甲子園の風BACK NUMBER
大社の快進撃を見た“ある指導者”の後悔「隠岐の子たちに…責任感じる」野球部“5年後は3割が危険ライン”の報道も…連合チームで甲子園は可能か?
text by
樫本ゆきYuki Kashimoto
photograph byHideki Sugiyama
posted2024/09/11 11:03
今夏の甲子園で旋風を巻き起こした大社高校
“攻める連合チーム”が生まれていた…
2023年に志津川から校名変更した南三陸の佐藤克行監督は「攻める連合チーム」の体現者だ。昨春、「南三陸・登米」で地区予選を勝ち上がり、宮城で初めて連合チームでの県大会出場を果たした。南三陸町の支援で生徒の全国募集がスタートし、学生寮を開設。初心者の県外生1人が野球部に入った。

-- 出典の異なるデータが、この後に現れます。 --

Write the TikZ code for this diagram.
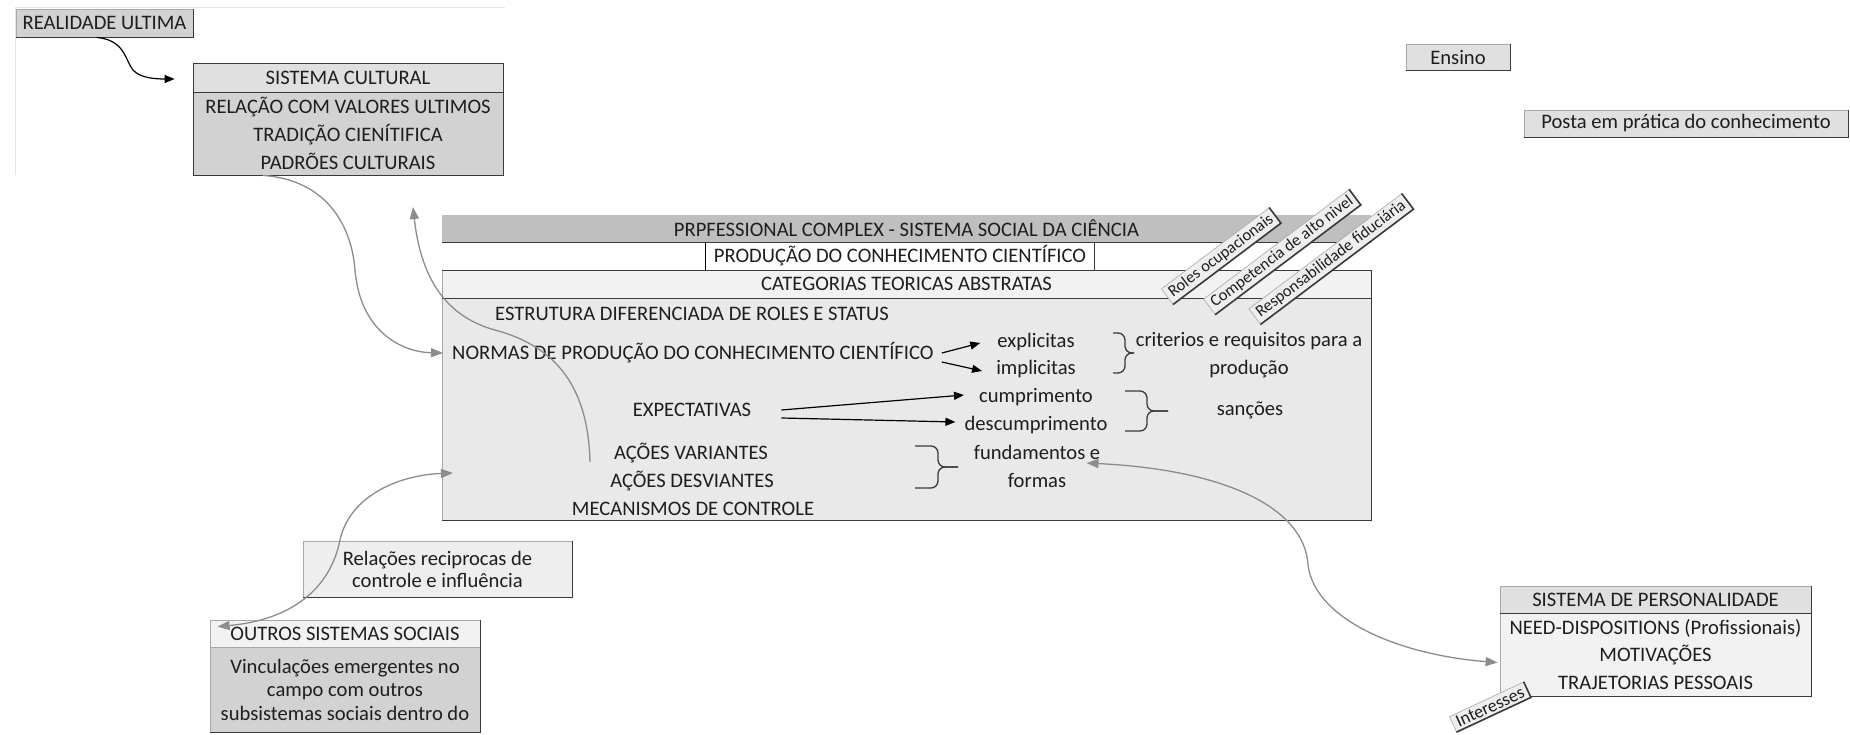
\documentclass[tikz,border=0pt]{standalone}
\usepackage{fontspec}
\setmainfont{Carlito}
\usetikzlibrary{arrows.meta,calc}
\definecolor{txt}{HTML}{1E1E1E}
\definecolor{hdr}{HTML}{BFBFBF}
\definecolor{rowg}{HTML}{F2F2F2}
\definecolor{bodyg}{HTML}{E9E9E9}
\definecolor{midg}{HTML}{D2D2D2}
\definecolor{lightg}{HTML}{E0E0E0}
\definecolor{paleg}{HTML}{EEEEEE}
\definecolor{conn}{HTML}{8C8C8C}
\definecolor{edge}{HTML}{3A3A3A}
\definecolor{faint}{HTML}{E4E4E4}
\definecolor{thin}{HTML}{A8A8A8}
\newcommand{\exshadow}[1]{\draw[edge,line width=1.6pt] (#1.south west) -- (#1.south east) -- (#1.north east);}
\begin{document}
\begin{tikzpicture}[x=1pt,y=-1pt,
  every node/.style={text=txt, font=\fontsize{20.6}{28}\selectfont, inner sep=0pt},
  exbox/.style={draw=thin, line width=0.8pt, align=center, minimum height=28pt},
  rlab/.style={fill=paleg, draw=thin, line width=0.6pt, font=\fontsize{16.5}{18}\selectfont, inner xsep=4pt, inner ysep=2.5pt, rotate=37},
  conn/.style={draw=conn, line width=1.3pt, -{Triangle[length=12pt,width=9pt]}},
  conntwo/.style={draw=conn, line width=1.3pt, {Triangle[length=12pt,width=9pt]}-{Triangle[length=12pt,width=9pt]}},
  blk/.style={draw=black, line width=1.2pt, -{Triangle[length=10pt,width=8pt]}},
  brc/.style={draw=edge, line width=1.3pt, rounded corners=7pt},
  rule/.style={draw=edge, line width=1.3pt}
]
\useasboundingbox (0,0) rectangle (1850,735);
\fill[white] (0,0) rectangle (1850,735);
% faint frame lines
\draw[faint, line width=1pt] (15,8) -- (505,8);
\draw[faint, line width=1pt] (15,8) -- (15,175);

% REALIDADE ULTIMA
\node[exbox, fill=midg, minimum width=177pt] (real) at (104.5,23) {REALIDADE ULTIMA};
\exshadow{real}

% SISTEMA CULTURAL
\node[exbox, draw=edge, fill=lightg, minimum width=310pt, minimum height=29pt] (sch) at (348,77.5) {SISTEMA CULTURAL};
\node[exbox, draw=edge, fill=midg, minimum width=310pt, minimum height=83pt] (scb) at (348,133.5)
  {RELAÇÃO COM VALORES ULTIMOS\\TRADIÇÃO CIENÍTIFICA\\PADRÕES CULTURAIS};
\exshadow{scb}

% MAIN BOX
\node[fill=hdr, minimum width=929pt, minimum height=27pt] (mh) at (906.5,228.5) {PRPFESSIONAL COMPLEX - SISTEMA SOCIAL DA CIÊNCIA};
\node[fill=white, minimum width=929pt, minimum height=28pt] (m2) at (906.5,256) {};
\node[minimum width=388pt, minimum height=28pt] (prod) at (900,256) {PRODUÇÃO DO CONHECIMENTO CIENTÍFICO};
\node[fill=rowg, draw=thin, line width=0.8pt, minimum width=929pt, minimum height=28pt] (m3) at (906.5,284) {CATEGORIAS TEORICAS ABSTRATAS};
\node[fill=bodyg, draw=thin, line width=0.8pt, minimum width=929pt, minimum height=222pt] (mb) at (906.5,409) {};
\draw[thin, line width=0.8pt] (prod.north west) -- (prod.south west);
\draw[rule] (prod.north east) -- (prod.south east);
\draw[rule] (mh.south west) -- (mh.south east);
\draw[rule] (m2.south west) -- (m2.south east);
\draw[rule] (m3.south west) -- (m3.south east);
\draw[rule] (m3.north east) -- (mb.south east) -- (mb.south west);

% body texts
\node[anchor=west] (estr) at (495,314) {ESTRUTURA DIFERENCIADA DE ROLES E STATUS};
\node[anchor=west] (norm) at (452,353) {NORMAS DE PRODUÇÃO DO CONHECIMENTO CIENTÍFICO};
\node (expl) at (1036,342) {explicitas};
\node (impl) at (1036,369) {implicitas};
\node[align=center] (crit) at (1249,355) {criterios e requisitos para a\\produção};
\node (expc) at (692,410) {EXPECTATIVAS};
\node (cump) at (1036,397) {cumprimento};
\node (desc) at (1036,425) {descumprimento};
\node (sanc) at (1250,410) {sanções};
\node (avar) at (691,453) {AÇÕES VARIANTES};
\node (ades) at (692,481) {AÇÕES DESVIANTES};
\node (mec) at (693,509) {MECANISMOS DE CONTROLE};
\node[align=center] (fund) at (1037,466) {fundamentos e\\formas};

% black arrows
\draw[blk] ($(norm.east)+(8,0)$) -- ($(expl.west)+(-17,1)$);
\draw[blk] ($(norm.east)+(8,9)$) -- ($(impl.west)+(-14,2)$);
\draw[blk] ($(expc.east)+(30,0)$) -- ($(cump.west)+(-15,-2)$);
\draw[blk] ($(expc.east)+(30,8)$) -- ($(desc.west)+(-9,-3)$);

% braces
\draw[brc] (1113,333) -- (1125,333) -- (1125,353) -- (1134,353);
\draw[brc] (1134,353) -- (1125,353) -- (1125,373) -- (1113,373);
\draw[brc] (1125,391) -- (1147,391) -- (1147,411) -- (1168,411);
\draw[brc] (1168,411) -- (1147,411) -- (1147,431) -- (1125,431);
\draw[brc] (915,446) -- (938,446) -- (938,467) -- (958,467);
\draw[brc] (958,467) -- (938,467) -- (938,488) -- (915,488);

% rotated labels
\node[rlab] (roles) at (1221,256) {Roles ocupacionais};
\exshadow{roles}
\node[rlab] (comp) at (1282,252) {Competencia de alto nivel};
\exshadow{comp}
\node[rlab] (resp) at (1331,259) {Responsabilidade fiduciária};
\exshadow{resp}

% Ensino / Posta
\node[exbox, fill=lightg, minimum width=104pt, minimum height=26pt] (ens) at (1458,57) {Ensino};
\exshadow{ens}
\node[exbox, fill=lightg, minimum width=324pt, minimum height=27pt] (posta) at (1686,123.5) {Posta em prática do conhecimento};
\exshadow{posta}

% Relacoes
\node[exbox, fill=paleg, minimum width=269pt, minimum height=56pt, font=\fontsize{20.6}{22}\selectfont] (rel) at (437.5,569) {Relações reciprocas de\\controle e influência};
\exshadow{rel}

% OUTROS SISTEMAS SOCIAIS
\node[exbox, fill=rowg, minimum width=270pt, minimum height=27pt] (osh) at (345,633.5) {OUTROS SISTEMAS SOCIAIS};
\node[exbox, fill=midg, minimum width=270pt, minimum height=85pt, font=\fontsize{20.6}{23.5}\selectfont] (osb) at (345,689.5)
  {Vinculações emergentes no\\campo com outros\\subsistemas sociais dentro do};
\exshadow{osb}
\draw[edge, line width=1.6pt] (osh.north east) -- (osh.south east);

% SISTEMA DE PERSONALIDADE
\node[exbox, fill=lightg, minimum width=311pt, minimum height=27pt] (sph) at (1655.5,599.5) {SISTEMA DE PERSONALIDADE};
\node[exbox, fill=rowg, minimum width=311pt, minimum height=83pt, font=\fontsize{20.6}{27.5}\selectfont] (spb) at (1655.5,654.5)
  {NEED-DISPOSITIONS (Profissionais)\\MOTIVAÇÕES\\TRAJETORIAS PESSOAIS};
\draw[rule] (sph.south west) -- (sph.south east);
\exshadow{spb}
\draw[edge, line width=1.6pt] (sph.north east) -- (sph.south east);

\node[rlab, rotate=-12, font=\fontsize{18}{20}\selectfont] (inter) at (1490,707) {Interesses};
\exshadow{inter}

% connectors
\coordinate (a1) at ($(scb.south west)+(70,0)$);
\draw[conn] (a1) .. controls (330,180) and (352,230) .. (355,270) .. controls (360,330) and (400,352) .. ($(norm.west)+(-9,0)$);
\coordinate (b1) at (590,462);
\coordinate (b2) at (413,207);
\draw[conn] (b1) .. controls (588,380) and (550,345) .. (495,330) .. controls (440,315) and (420,270) .. (b2);
\coordinate (c1) at ($(osh.north west)+(8,7)$);
\coordinate (c2) at (453,473);
\draw[conntwo] (c1) .. controls (290,620) and (330,590) .. (340,540) .. controls (350,495) and (400,475) .. (c2);
\coordinate (d1) at ($(fund.east)+(-14,-3)$);
\draw[conntwo] (d1) .. controls (1230,470) and (1305,510) .. (1308,565) .. controls (1315,620) and (1400,655) .. ($(spb.west)+(-2,8)$);
\draw[blk] ($(real.south west)+(81,0)$) .. controls (125,40) and (125,60) .. (133,70) .. controls (140,78) and (155,79) .. ($(sch.west)+(-18,1.5)$);
\end{tikzpicture}
\end{document}
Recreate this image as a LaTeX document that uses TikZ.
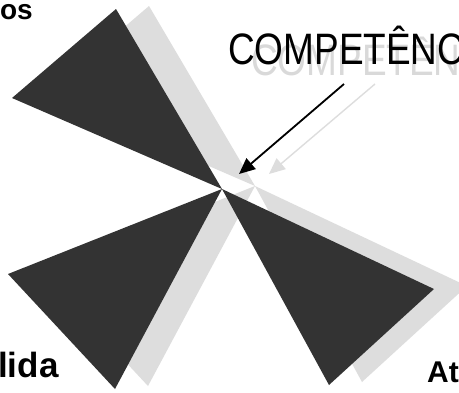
\documentclass[tikz,border=0pt]{standalone}
\usepackage{fontspec}
\setmainfont{Liberation Sans}
\newfontfamily\narrowfont[FakeStretch=0.84]{Liberation Sans}
\usetikzlibrary{arrows.meta}
\definecolor{darkfill}{HTML}{333333}
\definecolor{shadowfill}{HTML}{DDDDDD}
\definecolor{shadowtext}{HTML}{D9D9D9}
\tikzset{
  darktri/.style={fill=darkfill,draw=none},
  shadowtri/.style={fill=shadowfill,draw=none},
  bigword/.style={inner sep=0pt,anchor=base west,font=\narrowfont\fontsize{44}{44}\selectfont},
  sidelabel/.style={inner sep=0pt,font=\bfseries},
  mainarrow/.style={draw=black,line width=1.8pt,-{Triangle[length=16pt,width=14pt]}},
  shadowarrow/.style={draw=shadowfill,line width=1.4pt,-{Triangle[length=16pt,width=14pt]}}
}
\begin{document}
\begin{tikzpicture}[x=1pt,y=-1pt]
\useasboundingbox (0,0) rectangle (459,392);
\clip (0,0) rectangle (459,392);
\fill[white] (0,0) rectangle (459,392);
% named points
\coordinate (c) at (222,189);
\coordinate (s) at (255,186);
% shadows
\fill[shadowtri] (s) -- (149,6) -- (45,95) -- cycle;
\fill[shadowtri] (s) -- (41,271) -- (148,386) -- cycle;
\fill[shadowtri] (s) -- (467,286) -- (362,382) -- cycle;
% dark triangles
\fill[darktri] (c) -- (116,9) -- (12,98) -- cycle;
\fill[darktri] (c) -- (8,274) -- (115,389) -- cycle;
\fill[darktri] (c) -- (434,289) -- (329,385) -- cycle;
% words
\node[bigword,text=shadowtext] (wshadow) at (251,75) {COMPETÊNC};
\node[bigword,text=black] (wmain) at (228,64) {COMPETÊNC};
% arrows
\coordinate (ga) at (375,84);
\coordinate (gb) at (269,174);
\coordinate (ba) at (344,84);
\coordinate (bb) at (239,174);
\draw[shadowarrow] (ga) -- (gb);
\draw[mainarrow] (ba) -- (bb);
% side labels
\node[sidelabel,anchor=base east,font=\bfseries\fontsize{28}{28}\selectfont] (los) at (33,19) {os};
\node[sidelabel,anchor=base west,font=\bfseries\fontsize{35}{35}\selectfont] (llida) at (-2,377) {lida};
\node[sidelabel,anchor=base west,font=\bfseries\fontsize{30}{30}\selectfont] (lat) at (427,382) {At};
\end{tikzpicture}
\end{document}
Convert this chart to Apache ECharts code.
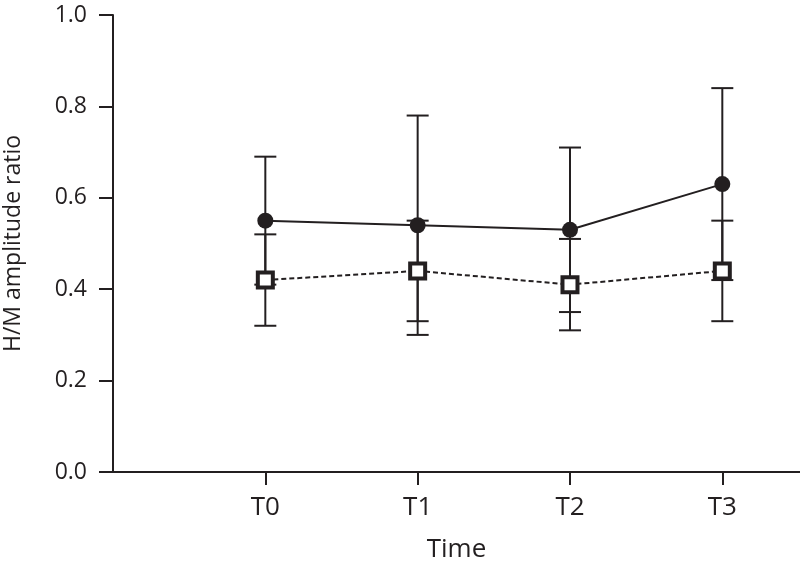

かつて甚大な津波被害を受けた地域だが、野球人口はやや下げ止まってきた。佐藤監督は「もともと野球熱が高く、運動好きな子どもが多い土地。スポ少(小学生)時代から同じチームで野球をやってきた子がそのまま上がってくるので、チームワークがいいんです。地元の高校で野球がしたいな、と思わせる普及活動が一番大事なのです」と話し、町と一丸となって小学生との交流を続けている。今秋は部員7人が気仙沼向洋と連合チームを組み、私学の実力校・東陵に5―7と善戦した。連合チームはマッチング次第で、時に大きな力を生み出す。
福岡は連合チームの数が極端に少ない県だ。136チームで今夏はわずか「1」。福岡南部初の連合チームで2019年秋の大会に出場した久留米高専・渡邊勝宏部長に聞くと「単独出場にこだわっている学校が多いんです。部員が7、8人の学校は連合チームを作らず、他部から助っ人を入れて出場している。遠い学校と連合を組んでも、交通が不便で大変だからなんです」
そんな久留米高専が移動距離7キロほどの久留米筑水とのマッチングが成立。久留米筑水の永田兼士監督は、西武やソフトバンクで活躍した帆足和幸投手と三井高時代にバッテリーを組んでいた元捕手。1年生部員5人が、久留米高専の10人と結束した。渡邊部長は「部員20人以下なら連合チームが組めるというルールを採用しました。『積極的連合チーム』で戦おうと思いまして!」と威勢がいい。